Done well, 1-on-1 meetings can have a major impact on your work product, career trajectory and overall happiness at work.
Yet too often, 1-on-1 conversations are rushed, overly focused on deliverables-du-jour, or at worst, get postponed until there is “more space in the calendar.”
Whether you’re the boss or the employee, dedicating your focused attention to these conversations is crucial. Here are four tips to help:
Don’t put them off
We’re all busy, and the odds of your calendar magically one day freeing itself is quite low.
Because 1-on-1s aren’t typically viewed as urgent, they’re easy to kick down the road. Resist this trap. Continually delaying these longer-term, developmentally focused conversations can be costly in the long run.
After a few rounds of “next week, I promise,” strategic thinking, engagement and morale start to fade. Punting a 1-on-1 is exponentially worse when you’re the boss. If you’re a leader, you’re (hopefully) having 1-on-1 conversations with each one of your direct reports. Yet each person on your team is only having one 1-on-1. You need to give them your undivided attention.
When meetings are back-to-back, it’s easy to come “Dukes of Hazard” style skidding on one wheel into this important conversation.
Most 1-on-1 conversations involve some level of tactical update: Where are your projects?

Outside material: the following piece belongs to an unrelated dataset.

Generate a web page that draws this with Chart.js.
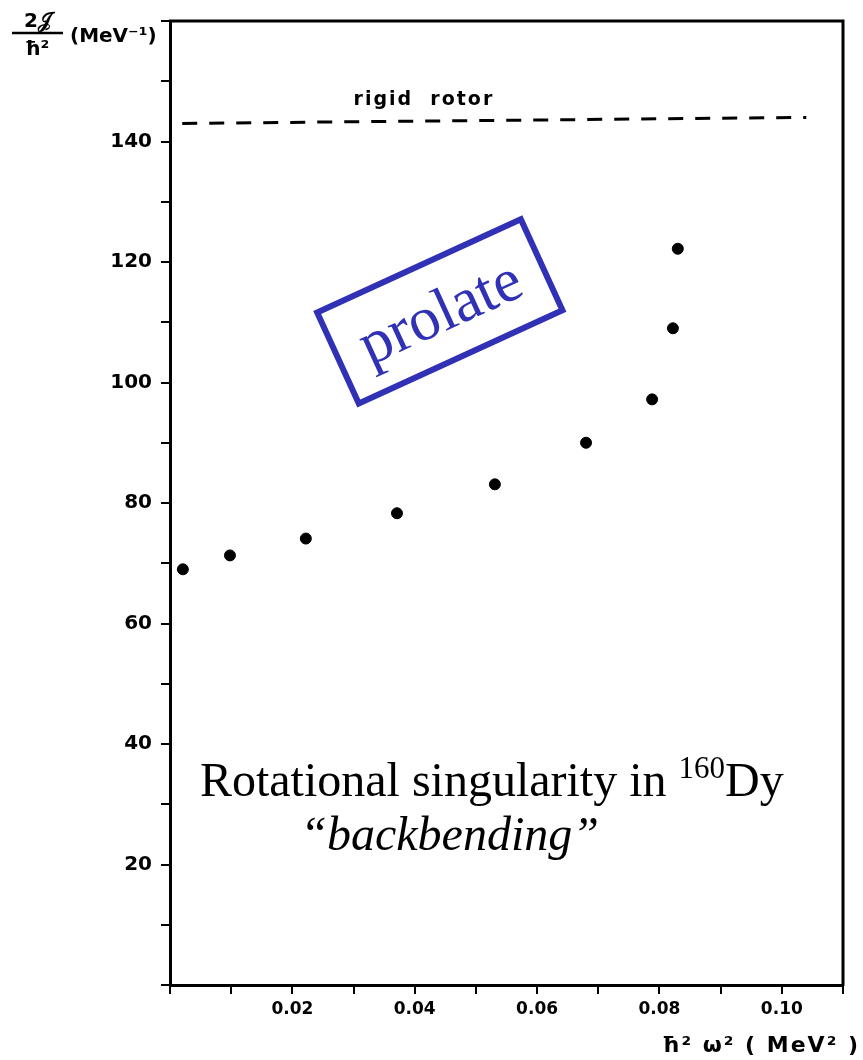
<!DOCTYPE html>
<html>
<head>
<meta charset="utf-8">
<script src="https://cdn.jsdelivr.net/npm/chart.js@4.4.1/dist/chart.umd.min.js"></script>
<style>
  html, body { margin: 0; padding: 0; background: #fff; }
  #wrap { width: 863px; height: 1060px; }
</style>
</head>
<body>
<div id="wrap"><canvas id="chart" width="863" height="1060"></canvas></div>
<script>
// 측정점: ħ²ω² (MeV²) 대 2J/ħ² (MeV⁻¹)
const omegaSq = [0.0021, 0.0098, 0.0222, 0.0371, 0.0531, 0.0680, 0.0788, 0.0822, 0.0830];
const inertia = [69.0, 71.3, 74.1, 78.3, 83.1, 90.0, 97.2, 109.0, 122.2];

// rigid rotor 기준선 (스캔이 살짝 기울어져 있음)
const rigidX = [0.002, 0.104];
const rigidY = [143.0, 144.0];

// 눈금 라벨
const xTickLabels = ['0.02', '0.04', '0.06', '0.08', '0.10'];
const yTickLabels = ['20', '40', '60', '80', '100', '120', '140'];

const ink = '#000';
const stampBlue = '#3131b5';

// 프레임, 축 제목, 주석
const decorPlugin = {
  id: 'decor',
  afterDraw(chart) {
    const { ctx, chartArea: a, scales: { x, y } } = chart;
    ctx.save();

    // 위/오른쪽 테두리
    ctx.strokeStyle = ink;
    ctx.lineWidth = 3;
    ctx.beginPath();
    ctx.moveTo(a.left - 1, a.top);
    ctx.lineTo(a.right, a.top);
    ctx.lineTo(a.right, a.bottom + 1);
    ctx.stroke();

    ctx.fillStyle = ink;

    // y축 제목: 2𝒥/ħ² (MeV⁻¹)
    ctx.font = 'bold 20px "DejaVu Sans"';
    ctx.textAlign = 'center';
    ctx.textBaseline = 'alphabetic';
    ctx.fillText('2\u{1D4A5}', 38, 27);
    ctx.lineWidth = 2.5;
    ctx.beginPath();
    ctx.moveTo(12, 33);
    ctx.lineTo(63, 33);
    ctx.stroke();
    ctx.fillText('ħ²', 37, 55);
    ctx.textAlign = 'left';
    ctx.fillText('(MeV⁻¹)', 70, 42);

    // x축 제목
    ctx.font = 'bold 22px "DejaVu Sans"';
    ctx.letterSpacing = '2px';
    ctx.textAlign = 'right';
    ctx.fillText('ħ² ω² ( MeV² )', 860, 1052);

    // rigid rotor 라벨
    ctx.font = 'bold 19px "DejaVu Sans"';
    ctx.letterSpacing = '2px';
    ctx.textAlign = 'center';
    ctx.fillText('rigid  rotor', x.getPixelForValue(0.0415), y.getPixelForValue(146.0));
    ctx.letterSpacing = '0px';

    // prolate 도장
    const px = x.getPixelForValue(0.0441);
    const py = y.getPixelForValue(111.8);
    ctx.save();
    ctx.translate(px, py);
    ctx.rotate(-24.6 * Math.PI / 180);
    ctx.strokeStyle = stampBlue;
    ctx.lineWidth = 6;
    ctx.strokeRect(-112, -50, 224, 100);
    ctx.fillStyle = stampBlue;
    ctx.font = '62px "Liberation Serif"';
    ctx.textAlign = 'center';
    ctx.textBaseline = 'middle';
    ctx.fillText('prolate', 0, 4);
    ctx.restore();

    // Rotational singularity in ¹⁶⁰Dy
    const mainFont = '48px "Liberation Serif"';
    const supFont = '31px "Liberation Serif"';
    const partA = 'Rotational singularity in ';
    const partSup = '160';
    const partB = 'Dy';
    ctx.font = mainFont;
    const wA = ctx.measureText(partA).width;
    const wB = ctx.measureText(partB).width;
    ctx.font = supFont;
    const wSup = ctx.measureText(partSup).width;
    const cx = x.getPixelForValue(0.0526);
    const base = y.getPixelForValue(31.4);
    const sx = cx - (wA + wSup + wB) / 2;
    ctx.textAlign = 'left';
    ctx.textBaseline = 'alphabetic';
    ctx.font = mainFont;
    ctx.fillText(partA, sx, base);
    ctx.font = supFont;
    ctx.fillText(partSup, sx + wA, base - 18);
    ctx.font = mainFont;
    ctx.fillText(partB, sx + wA + wSup, base);

    // “backbending”
    ctx.font = 'italic 48px "Liberation Serif"';
    ctx.textAlign = 'center';
    ctx.fillText('“backbending”', x.getPixelForValue(0.0457), y.getPixelForValue(22.4));

    ctx.restore();
  }
};

const ctx = document.getElementById('chart').getContext('2d');

new Chart(ctx, {
  type: 'scatter',
  data: {
    datasets: [
      {
        label: 'data',
        data: omegaSq.map((v, i) => ({ x: v, y: inertia[i] })),
        backgroundColor: ink,
        borderColor: ink,
        pointRadius: 5.5,
        pointHoverRadius: 5.5
      },
      {
        label: 'rigid rotor',
        data: rigidX.map((v, i) => ({ x: v, y: rigidY[i] })),
        showLine: true,
        borderColor: ink,
        borderWidth: 3,
        borderDash: [15, 12],
        pointRadius: 0,
        fill: false
      }
    ]
  },
  options: {
    responsive: false,
    animation: false,
    events: [],
    layout: {
      padding: { top: 18, right: 20, left: 0, bottom: 0 }
    },
    plugins: {
      legend: { display: false },
      tooltip: { enabled: false }
    },
    scales: {
      x: {
        type: 'linear',
        min: 0,
        max: 0.11,
        afterFit: (scale) => { scale.height = 75; },
        border: { display: true, color: ink, width: 3 },
        grid: { drawOnChartArea: false, drawTicks: true, tickLength: 9, color: ink, lineWidth: 2 },
        ticks: {
          stepSize: 0.01,
          autoSkip: false,
          maxRotation: 0,
          padding: 5,
          color: ink,
          font: { family: 'DejaVu Sans', size: 17, weight: 'bold' },
          callback: (v) => {
            const s = v.toFixed(2);
            return xTickLabels.includes(s) ? s : '';
          }
        }
      },
      y: {
        type: 'linear',
        min: 0,
        max: 160,
        afterFit: (scale) => { scale.width = 170; },
        border: { display: true, color: ink, width: 3 },
        grid: { drawOnChartArea: false, drawTicks: true, tickLength: 9, color: ink, lineWidth: 2 },
        ticks: {
          stepSize: 10,
          autoSkip: false,
          padding: 9,
          color: ink,
          font: { family: 'DejaVu Sans', size: 20, weight: 'bold' },
          callback: (v) => {
            const s = String(Math.round(v));
            return yTickLabels.includes(s) ? s : '';
          }
        }
      }
    }
  },
  plugins: [decorPlugin]
});
</script>
</body>
</html>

What roadblocks are you experiencing?
The more prepared you are to discuss the status of your work, the faster that part of the conversation will move and the more time you will have for longer-term discussions, like your career growth.
Take a few minutes before the conversation to think about what you’d like to accomplish in terms of delivering updates, mitigating challenges, and discussing longer-term topics.
This makes coming prepared much more feasible. When you can confidently (as an employee or boss) start the conversation with, “Last week we talked about XYZ and the update on that is ____,” the pace of the meeting is more efficient.
Taking notes also enables you to look for themes. In conversation, themes are easy to miss.
For example, you might only spend one minute of the hour discussing a particular roadblock. In writing, they become more obvious. You’re more likely to notice the things that make the list every week.
Our ego gets in the way of asking questions. On the boss’ side, you don’t want to come across like you’re interrogating your employee. On the employee side, you don’t want to come across like you don’t have all the answers. Both assumptions are costly.
Questions are the jump-start of robust discussion — otherwise, your 1-on-1 is just a report-out. If you’re the employee, ask questions about your boss’ biggest priorities, what feedback they have on your work and how they see you growing in the future. If you’re the leader, ask questions about what challenges your employee is facing, what support they need from you, and how they’d like to grow in the organization.
I often think about 1-on-1’s like exercising. Will missing a workout kill you? No. Will continuing to deprioritize your health in favor of more “urgent” tasks cost you in the long run? Absolutely.
Without these grounding conversations, both sides of the relationship can become untethered, descending into an overloaded inbox of status updates. Taking the time to ground the work and the relationship always pays off.